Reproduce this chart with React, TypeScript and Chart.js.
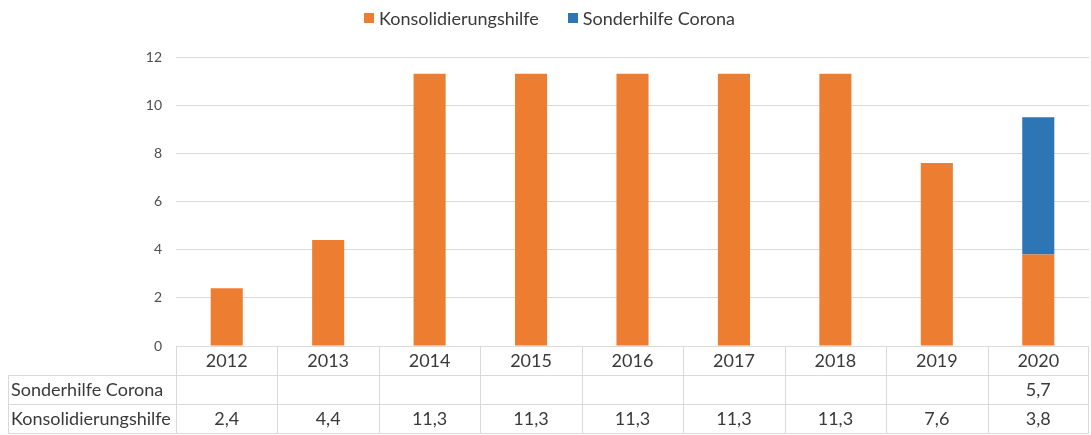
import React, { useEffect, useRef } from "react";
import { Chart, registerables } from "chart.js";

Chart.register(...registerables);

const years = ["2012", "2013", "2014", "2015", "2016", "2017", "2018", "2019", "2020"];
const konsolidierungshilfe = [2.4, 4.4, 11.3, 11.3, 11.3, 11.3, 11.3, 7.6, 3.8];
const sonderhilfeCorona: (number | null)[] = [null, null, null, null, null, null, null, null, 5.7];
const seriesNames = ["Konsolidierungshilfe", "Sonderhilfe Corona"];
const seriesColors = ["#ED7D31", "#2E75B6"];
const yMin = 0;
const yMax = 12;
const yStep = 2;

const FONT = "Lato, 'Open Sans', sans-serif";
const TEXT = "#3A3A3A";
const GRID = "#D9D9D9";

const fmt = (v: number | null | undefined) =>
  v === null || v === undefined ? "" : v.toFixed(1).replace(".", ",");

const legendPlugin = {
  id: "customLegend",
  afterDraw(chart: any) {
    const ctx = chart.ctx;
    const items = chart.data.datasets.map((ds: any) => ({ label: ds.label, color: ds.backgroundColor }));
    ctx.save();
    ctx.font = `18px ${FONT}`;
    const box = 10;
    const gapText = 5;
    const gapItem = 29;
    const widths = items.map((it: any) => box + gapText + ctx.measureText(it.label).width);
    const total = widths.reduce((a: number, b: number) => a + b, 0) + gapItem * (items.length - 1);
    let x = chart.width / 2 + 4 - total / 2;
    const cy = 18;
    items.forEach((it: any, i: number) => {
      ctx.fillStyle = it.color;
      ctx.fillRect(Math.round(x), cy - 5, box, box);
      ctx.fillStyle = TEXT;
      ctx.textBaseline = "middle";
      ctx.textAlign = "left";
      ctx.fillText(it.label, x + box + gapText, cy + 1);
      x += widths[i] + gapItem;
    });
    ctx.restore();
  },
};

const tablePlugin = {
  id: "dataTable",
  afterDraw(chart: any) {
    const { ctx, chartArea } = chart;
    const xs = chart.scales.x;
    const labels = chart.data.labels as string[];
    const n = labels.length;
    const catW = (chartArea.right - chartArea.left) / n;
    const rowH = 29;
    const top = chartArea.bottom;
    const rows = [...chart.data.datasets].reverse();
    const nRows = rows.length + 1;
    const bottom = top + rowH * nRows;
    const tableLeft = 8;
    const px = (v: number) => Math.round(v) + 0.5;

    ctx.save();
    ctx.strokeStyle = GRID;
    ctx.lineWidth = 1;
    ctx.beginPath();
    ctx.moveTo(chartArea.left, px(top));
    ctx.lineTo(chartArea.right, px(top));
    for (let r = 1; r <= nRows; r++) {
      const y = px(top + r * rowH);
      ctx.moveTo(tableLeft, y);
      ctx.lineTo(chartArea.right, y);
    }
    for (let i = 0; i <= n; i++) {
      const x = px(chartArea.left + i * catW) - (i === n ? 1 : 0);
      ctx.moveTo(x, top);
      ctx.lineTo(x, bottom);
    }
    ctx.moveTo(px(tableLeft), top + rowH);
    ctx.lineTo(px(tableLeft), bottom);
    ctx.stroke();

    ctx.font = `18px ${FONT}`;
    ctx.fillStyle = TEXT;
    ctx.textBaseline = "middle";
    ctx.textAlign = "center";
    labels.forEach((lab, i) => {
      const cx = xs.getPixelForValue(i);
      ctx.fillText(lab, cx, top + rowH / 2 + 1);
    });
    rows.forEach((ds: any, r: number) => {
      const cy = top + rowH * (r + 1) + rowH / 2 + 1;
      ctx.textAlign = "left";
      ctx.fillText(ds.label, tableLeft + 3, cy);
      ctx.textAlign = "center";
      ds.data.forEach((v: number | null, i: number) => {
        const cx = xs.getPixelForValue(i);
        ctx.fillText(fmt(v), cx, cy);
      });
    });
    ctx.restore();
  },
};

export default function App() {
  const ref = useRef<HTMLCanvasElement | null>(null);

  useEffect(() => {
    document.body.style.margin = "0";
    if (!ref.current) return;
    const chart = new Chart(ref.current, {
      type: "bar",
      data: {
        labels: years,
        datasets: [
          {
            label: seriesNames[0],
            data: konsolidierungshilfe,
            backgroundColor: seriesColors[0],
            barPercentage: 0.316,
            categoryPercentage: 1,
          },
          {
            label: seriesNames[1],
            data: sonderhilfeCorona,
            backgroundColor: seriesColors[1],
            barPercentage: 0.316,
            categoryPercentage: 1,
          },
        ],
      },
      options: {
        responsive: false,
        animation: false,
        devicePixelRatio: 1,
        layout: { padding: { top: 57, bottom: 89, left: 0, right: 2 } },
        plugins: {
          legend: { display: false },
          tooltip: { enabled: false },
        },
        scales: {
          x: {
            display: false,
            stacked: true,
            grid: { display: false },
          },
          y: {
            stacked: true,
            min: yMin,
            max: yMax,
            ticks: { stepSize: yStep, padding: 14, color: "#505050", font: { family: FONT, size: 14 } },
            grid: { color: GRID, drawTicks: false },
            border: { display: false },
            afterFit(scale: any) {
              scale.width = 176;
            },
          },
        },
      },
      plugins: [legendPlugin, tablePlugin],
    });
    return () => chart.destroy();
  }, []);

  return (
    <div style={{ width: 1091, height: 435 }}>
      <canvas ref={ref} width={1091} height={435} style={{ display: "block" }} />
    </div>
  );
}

* * *

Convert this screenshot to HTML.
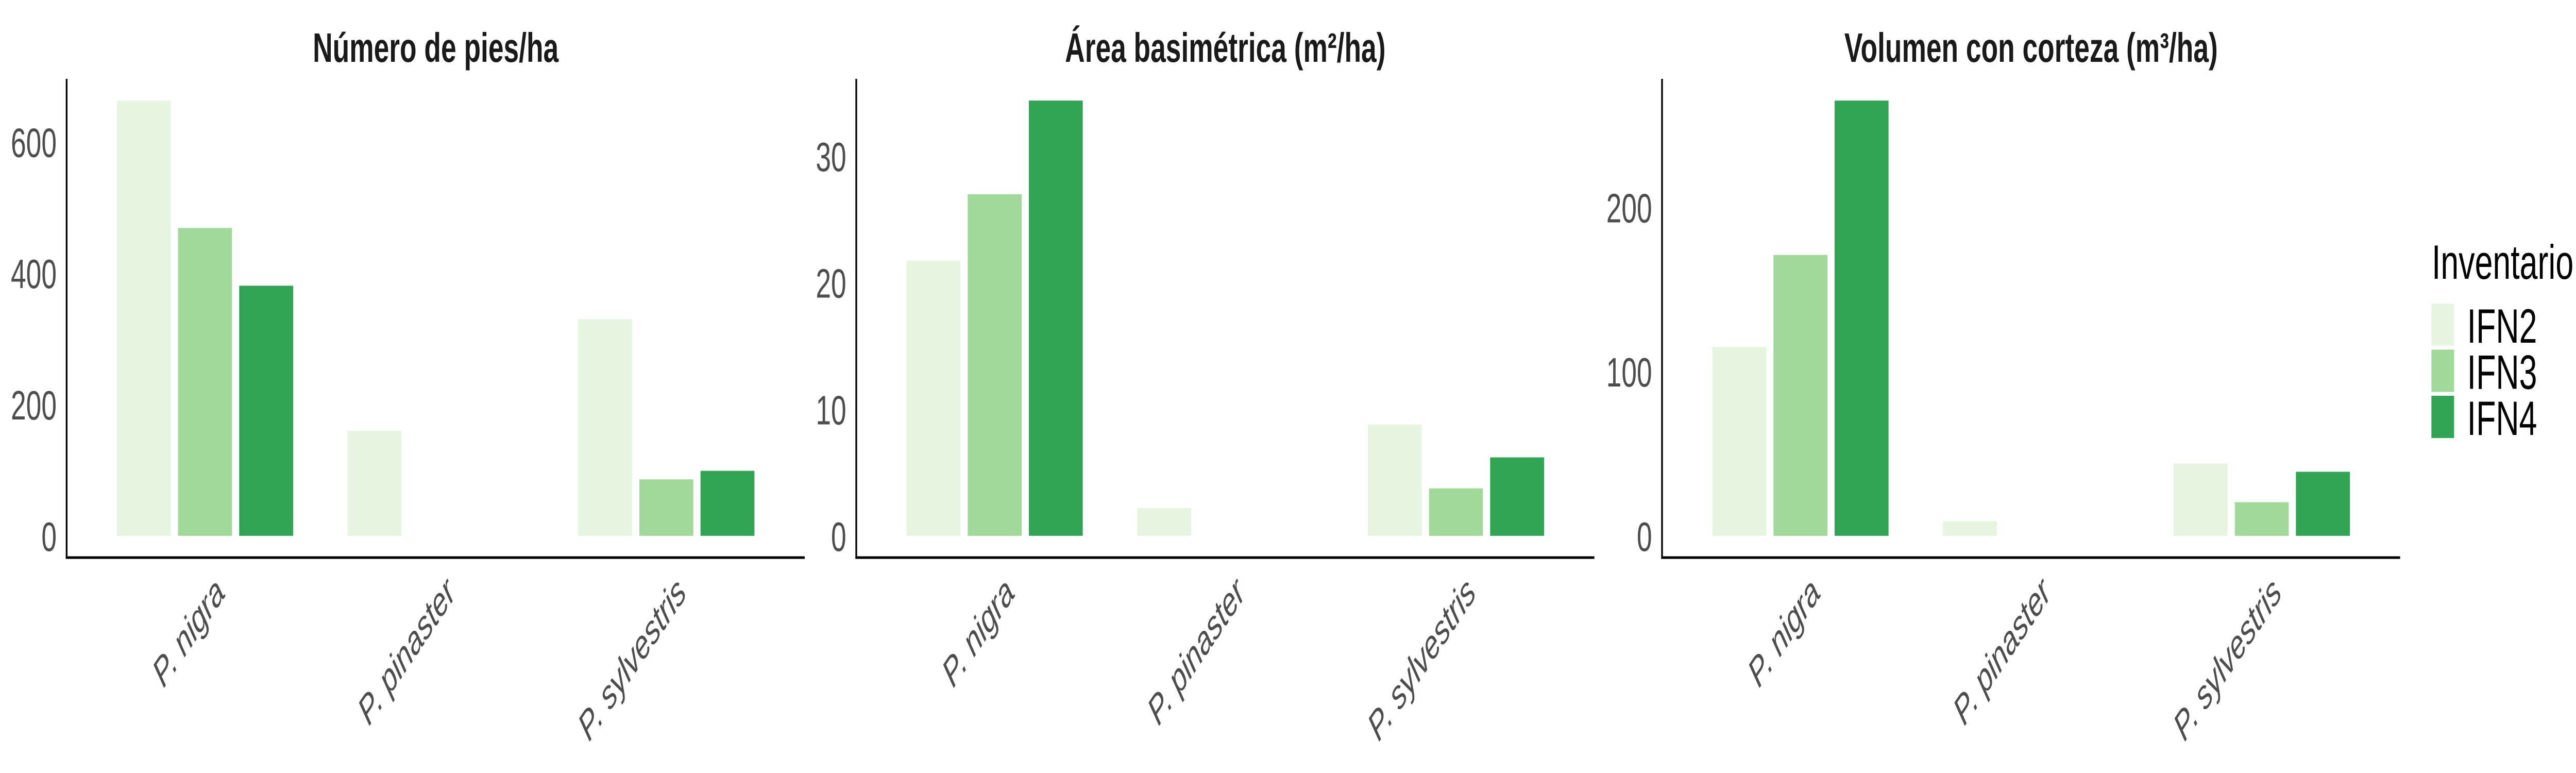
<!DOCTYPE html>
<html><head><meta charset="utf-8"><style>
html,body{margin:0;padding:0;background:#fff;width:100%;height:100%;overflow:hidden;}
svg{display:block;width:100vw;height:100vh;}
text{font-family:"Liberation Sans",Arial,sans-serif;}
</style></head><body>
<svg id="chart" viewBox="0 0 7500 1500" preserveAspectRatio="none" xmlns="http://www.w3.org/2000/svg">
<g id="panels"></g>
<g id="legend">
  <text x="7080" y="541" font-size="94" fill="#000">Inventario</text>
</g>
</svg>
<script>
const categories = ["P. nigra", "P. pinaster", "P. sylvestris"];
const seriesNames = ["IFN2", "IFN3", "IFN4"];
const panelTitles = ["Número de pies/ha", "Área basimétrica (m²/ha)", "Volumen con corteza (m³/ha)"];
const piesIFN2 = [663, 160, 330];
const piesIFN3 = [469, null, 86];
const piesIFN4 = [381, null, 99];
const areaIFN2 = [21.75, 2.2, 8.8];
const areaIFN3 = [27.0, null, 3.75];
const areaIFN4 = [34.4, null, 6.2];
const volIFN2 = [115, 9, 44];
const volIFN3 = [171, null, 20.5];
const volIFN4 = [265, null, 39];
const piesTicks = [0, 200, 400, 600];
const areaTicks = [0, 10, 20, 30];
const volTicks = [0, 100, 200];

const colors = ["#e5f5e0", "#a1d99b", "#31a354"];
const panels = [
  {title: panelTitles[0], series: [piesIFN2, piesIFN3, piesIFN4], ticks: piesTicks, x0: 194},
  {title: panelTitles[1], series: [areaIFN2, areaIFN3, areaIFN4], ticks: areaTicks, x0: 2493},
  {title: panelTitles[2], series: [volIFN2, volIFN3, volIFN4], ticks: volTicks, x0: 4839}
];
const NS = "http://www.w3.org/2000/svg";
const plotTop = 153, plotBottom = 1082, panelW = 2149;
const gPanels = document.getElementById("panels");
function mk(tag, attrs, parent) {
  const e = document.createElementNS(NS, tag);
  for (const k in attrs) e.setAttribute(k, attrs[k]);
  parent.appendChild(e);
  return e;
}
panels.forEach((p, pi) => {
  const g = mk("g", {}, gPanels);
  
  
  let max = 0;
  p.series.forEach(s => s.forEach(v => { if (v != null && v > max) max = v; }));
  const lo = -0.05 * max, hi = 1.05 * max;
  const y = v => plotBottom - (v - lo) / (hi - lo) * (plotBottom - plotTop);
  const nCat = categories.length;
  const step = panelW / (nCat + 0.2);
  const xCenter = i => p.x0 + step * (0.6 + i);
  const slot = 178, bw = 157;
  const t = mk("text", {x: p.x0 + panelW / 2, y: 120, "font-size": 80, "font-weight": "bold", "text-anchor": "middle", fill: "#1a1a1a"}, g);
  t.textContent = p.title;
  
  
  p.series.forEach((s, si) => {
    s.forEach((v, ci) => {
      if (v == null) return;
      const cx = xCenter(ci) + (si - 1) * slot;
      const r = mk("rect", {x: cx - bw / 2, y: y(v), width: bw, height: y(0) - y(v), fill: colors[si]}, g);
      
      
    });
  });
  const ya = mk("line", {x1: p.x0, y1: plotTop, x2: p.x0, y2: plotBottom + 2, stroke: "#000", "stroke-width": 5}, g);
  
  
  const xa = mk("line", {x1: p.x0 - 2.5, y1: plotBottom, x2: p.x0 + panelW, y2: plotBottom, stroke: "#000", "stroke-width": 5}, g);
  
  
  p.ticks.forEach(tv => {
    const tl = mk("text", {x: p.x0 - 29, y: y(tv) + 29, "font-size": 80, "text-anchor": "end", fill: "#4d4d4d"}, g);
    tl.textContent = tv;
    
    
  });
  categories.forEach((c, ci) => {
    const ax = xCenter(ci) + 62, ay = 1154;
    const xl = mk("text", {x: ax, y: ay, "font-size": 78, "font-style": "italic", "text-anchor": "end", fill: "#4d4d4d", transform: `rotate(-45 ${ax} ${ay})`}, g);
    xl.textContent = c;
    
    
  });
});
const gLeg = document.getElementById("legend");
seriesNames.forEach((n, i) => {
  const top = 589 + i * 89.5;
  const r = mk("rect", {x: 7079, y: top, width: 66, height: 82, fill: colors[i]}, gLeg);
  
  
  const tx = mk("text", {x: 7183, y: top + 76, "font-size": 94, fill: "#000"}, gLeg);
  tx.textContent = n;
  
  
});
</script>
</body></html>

What is expected:
Identify which lines contain the word "React" and copy each one.

Result of this task:
Reproduce this chart with React, TypeScript and Chart.js.
import React, { useEffect, useRef } from "react";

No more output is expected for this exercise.